Das Urteil des Obersten Gerichtshofes 6Ob210/23k vom April 2024 stellt einen wichtigen Meilenstein im Kampf gegen Hass im Netz dar. Der OGH beschäftigt sich darin mit der Frage, wie sich Betroffene gegen einen Shitstorm wehren können. Neu und wegweisend in dieser Entscheidung ist die Feststellung, dass es nicht Aufgabe von Betroffenen sein kann, möglichst viele Täter:innen auszuforschen um von jedem:jeder einen Teil-Schadenersatz einzuklagen. Vielmehr können Betroffene von jedem:jeder am Shitstorm beteiligten Täter:in den vollen Schadenersatz verlangen. Jede:r Beteiligte am Shitstorm haftet also nicht nur für das jeweils eigene Teilen des Postings, sondern trägt die volle Verantwortung für den gesamten Shitstorm.
Darum geht es im Detail
Im konkreten Fall ging es um ein Foto eines Polizeibeamten, welches bei einer Corona-Demo gemacht wurde. Dieses wurde auf Facebook mit den Worten „Lasst dieses Gesicht des Polizisten um die Welt gehen. Dieser Polizist eskalierte bei der Demo in I:. Ein 82 jähriger unschuldiger Mann wurde zu Boden gerissen, verhaftet, und Stundenlang verhört. Dieser Polizist ist schuldig.“ gepostet und in der Folge von mehreren hundert User:innen geteilt.
Der fotografierte Polizist war allerdings in diese Amtshandlung gar nicht involviert, er wurde also zu Unrecht öffentlich des Amtsmissbrauch beschuldigt. Strafrechtlich ist dies als üble Nachrede gemäß § 111 StGB zu qualifizieren. Für den betroffenen Polizisten hat der Shitstorm zu sehr belastenden Situationen geführt, da er sowohl in der Arbeit aber auch privat immer wieder darauf angesprochen wurde und sich rechtfertigen musste.
Der Polizist machte daraufhin mehrere Personen ausfindig, die sich am Shitstorm beteiligt hatten und klagte. Der Argumentation des Beklagten, dass er ja nicht der ursprüngliche und damit ursächliche Täter des Shitstorms sei, sondern lediglich ein unwesentlicher Beteiligter, folgte der OGH nicht. Der OGH folgerte aus dieser Argumentation, dass dies bedeuten würde, dass je mehr Personen sich an einem Shitstorm beteiligen, desto geringer wäre die Haftung des Einzelnen. Gleichzeitig – so der OGH – wird die Belastung eines Shitstorms für Betroffene umso schlimmer, je mehr Personen sich daran beteiligen. Richtig sei zwar, dass die Unaufklärbarkeit bei mehr Täter:innen wohl höher würde, aber dass diese Tatsache nicht zur Entlastung dieser führen könne.

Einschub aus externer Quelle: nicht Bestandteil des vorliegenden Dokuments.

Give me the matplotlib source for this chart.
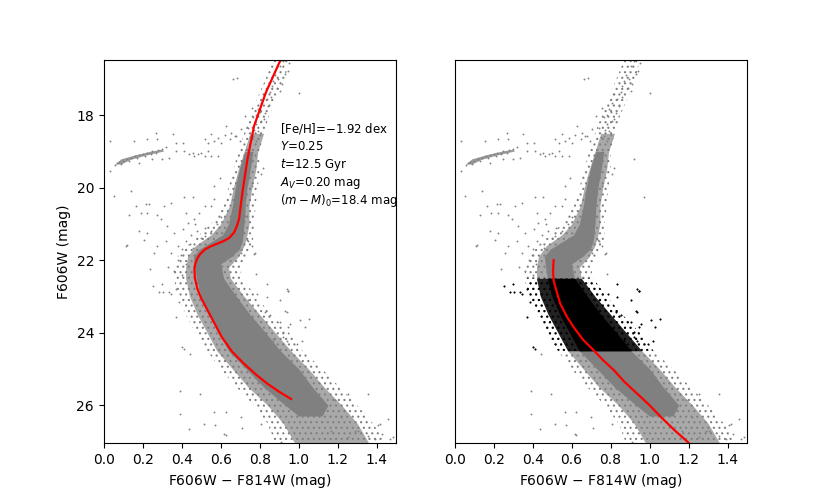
import numpy as np
import matplotlib
matplotlib.use("Agg")
import matplotlib.pyplot as plt

# solid ridge of the main sequence / RGB (colour limits per magnitude)
core_mag = [19.0, 19.4, 20.0, 20.5, 21.0, 21.3, 21.5, 21.7, 21.9, 22.1, 22.5, 23.0,
            23.5, 24.0, 24.5, 25.0, 25.5, 26.0, 26.3]
core_blue = [0.725, 0.70, 0.675, 0.66, 0.64, 0.61, 0.55, 0.49, 0.46, 0.465, 0.475, 0.50,
             0.54, 0.59, 0.64, 0.73, 0.82, 0.93, 1.0]
core_red = [0.765, 0.755, 0.735, 0.725, 0.72, 0.715, 0.71, 0.695, 0.655, 0.60, 0.615, 0.68,
            0.75, 0.83, 0.905, 1.0, 1.07, 1.15, 1.12]

# densely populated zone around the ridge
inner_mag = [18.5, 19.0, 19.5, 20.0, 20.5, 21.0, 21.3, 21.6, 21.9, 22.2, 22.5, 23.0,
             23.5, 24.0, 24.5, 25.0, 25.5, 26.0, 26.5, 27.05]
inner_blue = [0.75, 0.72, 0.69, 0.665, 0.645, 0.60, 0.55, 0.47, 0.43, 0.42, 0.42, 0.44,
              0.48, 0.53, 0.58, 0.66, 0.74, 0.84, 0.92, 0.98]
inner_red = [0.82, 0.79, 0.78, 0.76, 0.745, 0.745, 0.735, 0.72, 0.69, 0.64, 0.65, 0.72,
             0.80, 0.88, 0.96, 1.05, 1.13, 1.22, 1.30, 1.36]

# thin outer envelope
halo_mag = [16.45, 17.0, 17.5, 18.0, 18.5, 19.0, 19.5, 20.0, 20.5, 21.0, 21.3, 21.6,
            21.9, 22.2, 22.5, 23.0, 23.5, 24.0, 24.5, 25.0, 25.5, 26.0, 26.5, 27.05]
halo_blue = [0.87, 0.83, 0.79, 0.755, 0.72, 0.69, 0.665, 0.64, 0.61, 0.55, 0.49, 0.43,
             0.38, 0.36, 0.36, 0.38, 0.42, 0.47, 0.53, 0.60, 0.68, 0.77, 0.84, 0.88]
halo_red = [0.95, 0.93, 0.89, 0.85, 0.82, 0.80, 0.80, 0.79, 0.78, 0.77, 0.77, 0.76,
            0.73, 0.70, 0.71, 0.78, 0.86, 0.95, 1.02, 1.12, 1.21, 1.30, 1.38, 1.45]

# horizontal branch clump outline
hb_color = [0.06, 0.09, 0.16, 0.24, 0.30, 0.31, 0.22, 0.14, 0.09]
hb_mag = [19.36, 19.22, 19.11, 19.01, 18.95, 19.00, 19.11, 19.23, 19.36]

# individual sparse stars
star_color = [
    0.904, 0.93, 0.943, 0.895, 0.912, 0.861, 0.904, 0.852, 0.818, 0.835, 0.809, 0.844, 0.792,
    0.826, 0.758, 0.723, 0.766, 0.809, 0.783, 0.74, 0.792, 0.766, 0.783, 0.663, 0.685, 1.004,
    0.706, 0.671, 0.628, 0.654, 0.92, 0.95, 0.88, 0.87, 0.89, 0.86, 0.80, 0.82, 0.78, 0.77,
    0.80, 0.75,
    0.551, 0.585, 0.62, 0.517, 0.534, 0.603, 0.646, 0.68, 0.568, 0.697,
    0.034, 0.155, 0.224, 0.267, 0.275, 0.353, 0.405, 0.37, 0.318, 0.336, 0.301, 0.25, 0.181,
    0.034, 0.37, 0.413, 0.439, 0.465, 0.482, 0.517, 0.551, 0.499, 0.585, 0.456, 0.534,
    0.07, 0.08, 0.10, 0.12, 0.14, 0.16, 0.18, 0.20, 0.22, 0.25, 0.28, 0.30, 0.09, 0.13, 0.17,
    0.21, 0.24, 0.27, 0.06,
    0.052, 0.138, 0.164, 0.215, 0.232, 0.129, 0.189, 0.224, 0.275, 0.31, 0.344, 0.413, 0.456,
    0.568, 0.594, 0.517, 0.551, 0.422, 0.491, 0.181, 0.224, 0.207, 0.293, 0.327, 0.362, 0.405,
    0.43, 0.465, 0.275, 0.318, 0.379, 0.422, 0.112, 0.258, 0.344, 0.396, 0.973, 0.921, 0.818,
    0.809, 0.758, 0.723, 0.74, 0.758, 0.706, 0.775, 0.568, 0.517,
    0.45, 0.48, 0.50, 0.44, 0.40, 0.46, 0.38, 0.42, 0.36, 0.40, 0.33, 0.52, 0.55, 0.47, 0.58,
    0.60,
    0.117, 0.238, 0.255, 0.298, 0.306, 0.41, 0.444, 0.393, 0.496, 0.393, 0.436, 0.513, 0.565,
    0.625, 0.702, 0.771, 0.78, 0.944, 1.055, 1.03, 0.737, 0.685, 0.616, 1.185, 1.254, 1.357,
    1.417, 1.46, 1.486, 1.305, 1.219, 1.254, 1.167,
    0.573, 0.625, 0.71, 0.806, 0.909, 1.409, 1.426, 1.469, 1.391, 1.357, 1.288,
    0.938, 0.835, 0.826, 0.852, 0.938, 0.955, 0.904, 0.921, 0.87, 0.938, 0.99, 0.787, 0.344,
    0.37, 0.404, 0.741, 0.284, 0.336, 0.37, 0.387, 0.835, 0.904, 0.947, 0.93, 1.007, 0.947,
    0.869, 0.921, 1.016,
]
star_mag = [
    16.64, 16.87, 16.78, 17.0, 17.14, 17.19, 17.33, 17.37, 17.42, 17.56, 17.65, 17.74, 17.83,
    17.93, 17.79, 18.02, 18.06, 18.16, 18.25, 18.34, 18.43, 18.57, 18.71, 16.99, 16.96, 17.40,
    18.39, 18.57, 18.3, 18.48, 16.5, 16.55, 16.9, 17.05, 17.25, 17.5, 17.9, 18.1, 18.0, 18.4,
    18.55, 18.6,
    18.52, 18.62, 18.55, 18.66, 18.76, 18.76, 18.66, 18.57, 18.71, 18.71,
    18.71, 18.71, 18.66, 18.48, 18.66, 18.53, 18.76, 18.76, 18.89, 19.17, 19.22, 19.22, 19.31,
    19.54, 18.99, 18.99, 19.08, 19.12, 19.08, 19.12, 19.12, 19.03, 19.12, 19.03, 18.99,
    19.33, 19.28, 19.25, 19.2, 19.17, 19.13, 19.1, 19.07, 19.04, 19.0, 18.97, 18.93, 19.35,
    19.25, 19.18, 19.12, 19.08, 19.03, 19.38,
    20.23, 20.09, 20.5, 20.46, 20.46, 20.74, 20.69, 20.69, 20.74, 20.5, 20.41, 20.27, 20.27,
    19.95, 19.72, 20.5, 20.5, 20.69, 20.69, 21.2, 21.24, 21.43, 20.87, 21.06, 21.24, 21.15,
    20.97, 20.87, 21.61, 21.47, 21.61, 21.47, 21.61, 21.79, 21.79, 21.87, 20.27, 19.22, 19.45,
    19.63, 19.95, 20.78, 21.47, 21.61, 21.79, 21.79, 20.32, 21.33,
    21.3, 21.2, 21.4, 21.55, 21.7, 21.65, 22.0, 22.1, 22.3, 22.4, 22.2, 21.1, 21.2, 21.0, 21.0,
    20.8,
    21.59, 22.24, 22.70, 22.65, 22.88, 24.45, 24.58, 25.6, 25.69, 26.24, 26.66, 26.52, 26.2,
    26.2, 26.33, 21.82, 22.37, 22.84, 23.62, 23.85, 21.45, 21.73, 26.79, 25.87, 25.69, 25.69,
    26.52, 26.38, 26.89, 26.7, 26.33, 26.89, 26.7,
    26.54, 26.81, 26.63, 26.52, 27.02, 26.56, 26.79, 26.93, 26.93, 26.84, 26.7,
    22.79, 22.65, 23.43, 23.52, 23.43, 23.76, 23.71, 23.99, 24.17, 24.22, 24.31, 22.93, 22.93,
    23.57, 24.4, 23.11, 22.88, 22.88, 22.79, 23.16, 23.02, 23.11, 22.84, 23.39, 23.66, 23.85,
    24.22, 24.12, 24.22,
]

# isochrone (left) and fiducial line (right)
iso_color = [0.909, 0.832, 0.771, 0.737, 0.711, 0.694, 0.680, 0.668, 0.645, 0.616, 0.580,
             0.548, 0.520, 0.496, 0.480, 0.470, 0.465, 0.468, 0.480, 0.500, 0.551, 0.605,
             0.658, 0.720, 0.780, 0.840, 0.900, 0.961]
iso_mag = [16.45, 17.37, 18.30, 19.22, 20.14, 20.87, 21.10, 21.24, 21.38, 21.47, 21.55,
           21.62, 21.70, 21.82, 21.95, 22.08, 22.25, 22.50, 22.78, 23.05, 23.57, 24.12,
           24.52, 24.86, 25.15, 25.41, 25.63, 25.83]
fid_color = [0.508, 0.505, 0.508, 0.525, 0.542, 0.575, 0.611, 0.660, 0.714, 0.760, 0.818,
             0.870, 0.938, 1.000, 1.059, 1.130, 1.197, 1.210]
fid_mag = [22.0, 22.3, 22.56, 22.9, 23.2, 23.55, 23.85, 24.2, 24.49, 24.75, 25.04, 25.35,
           25.69, 26.0, 26.33, 26.7, 27.02, 27.1]

params = [r'[Fe/H]=$-$1.92 dex', r'$Y$=0.25', r'$t$=12.5 Gyr', r'$A_V$=0.20 mag',
          r'$(m-M)_0$=18.4 mag']

sel_lo, sel_hi = 22.5, 24.5

plt.rcParams['hatch.linewidth'] = 0.8

fig, (ax1, ax2) = plt.subplots(1, 2, figsize=(8.3, 4.98), dpi=100)

star_color = np.array(star_color)
star_mag = np.array(star_mag)
core_mag = np.array(core_mag)
inner_mag = np.array(inner_mag)
halo_mag = np.array(halo_mag)


def band(ax, mag, blue, red, color, alpha=1.0, hatch=None, mask=None):
    blue = np.array(blue)
    red = np.array(red)
    if mask is not None:
        mag, blue, red = mag[mask], blue[mask], red[mask]
    if hatch is None:
        ax.fill_betweenx(mag, blue, red, color=color, alpha=alpha, linewidth=0)
    else:
        ax.fill_betweenx(mag, blue, red, facecolor='none', edgecolor=color,
                         hatch=hatch, linewidth=0)


def draw_cluster(ax, color='gray', sel=False):
    hm = im = cm = sm = None
    if sel:
        hm = (halo_mag >= sel_lo) & (halo_mag <= sel_hi)
        im = (inner_mag >= sel_lo) & (inner_mag <= sel_hi)
        cm = (core_mag >= sel_lo) & (core_mag <= sel_hi)
        sm = (star_mag >= sel_lo) & (star_mag <= sel_hi)
    band(ax, halo_mag, halo_blue, halo_red, color, hatch='...', mask=hm)
    band(ax, inner_mag, inner_blue, inner_red, color, alpha=0.8 if sel else 0.68, mask=im)
    band(ax, core_mag, core_blue, core_red, color, mask=cm)
    if sel:
        ax.scatter(star_color[sm], star_mag[sm], s=2, c=color, linewidths=0)
    else:
        ax.fill(hb_color, hb_mag, color=color, alpha=0.8, linewidth=0)
        ax.scatter(star_color, star_mag, s=1.8, c=color, linewidths=0)


draw_cluster(ax1)
ax1.plot(iso_color, iso_mag, color='red', lw=1.6)
for i, txt in enumerate(params):
    ax1.text(0.905, 18.36 + 0.5 * i, txt, fontsize=8.5, va='center', ha='left')

draw_cluster(ax2)
draw_cluster(ax2, color='black', sel=True)
ax2.plot(fid_color, fid_mag, color='red', lw=1.6)

for ax in (ax1, ax2):
    ax.set_xlim(0, 1.5)
    ax.set_ylim(27.05, 16.47)
    ax.set_xticks([0.0, 0.2, 0.4, 0.6, 0.8, 1.0, 1.2, 1.4])
    ax.set_xlabel(r'F606W $-$ F814W (mag)')
ax1.set_yticks([18, 20, 22, 24, 26])
ax1.set_ylabel('F606W (mag)')
ax2.set_yticks([])

fig.savefig('out.png', dpi=100)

Eine Entscheidung im Sinne der Betroffenen
Konkret hat also der OGH im Sinne des Schutzes von Betroffenen von Hass im Netz entschieden, dass alle Beteiligten eines Shitstorms für den gesamten Schaden haften: „Es ist vom Geschädigten nicht mehr abzuverlangen, als dass er behauptet und belegt, Opfer eines Shitstorm (an dem sich der konkret belangte Schädiger rechtswidrig und schuldhaft beteiligt hat) zu sein (oder gewesen zu sein). Aufgrund der Unaufklärbarkeit der Schadensanteile des einzelnen Posters kann er im Regelfall berechtigt den (unteilbaren) Gesamtschaden von einem Schädiger fordern.“…. „Wer sich an einem Shitstorm beteiligt, muss damit rechnen, dass er den Gesamtschaden gegenüber dem Opfer (vorweg) leisten und sich in der Folge der Mühe der Aufteilung des Ersatzes unter den anderen Schädigern unterziehen muss.„
Beteiligung am Shitstorm wird teuer!
Dieses Urteil ist ein wichtiges Signal im Kampf gegen Hass im Netz im Sinne der Hilfe für Betroffene. Die Beteiligung am Shitstorm kann für Täter:innen teuer werden. Es ist wichtig, dass sich Täter:innen bewusst werden, dass sie für die auf ihren Accounts geposteten oder geteilten Inhalte rechtliche Verantwortung tragen. Zudem ist immer zu empfehlen, alle Inhalte vor dem Posten oder Teilen ausnahmslos auf ihren Wahrheitsgehalt zu überprüfen.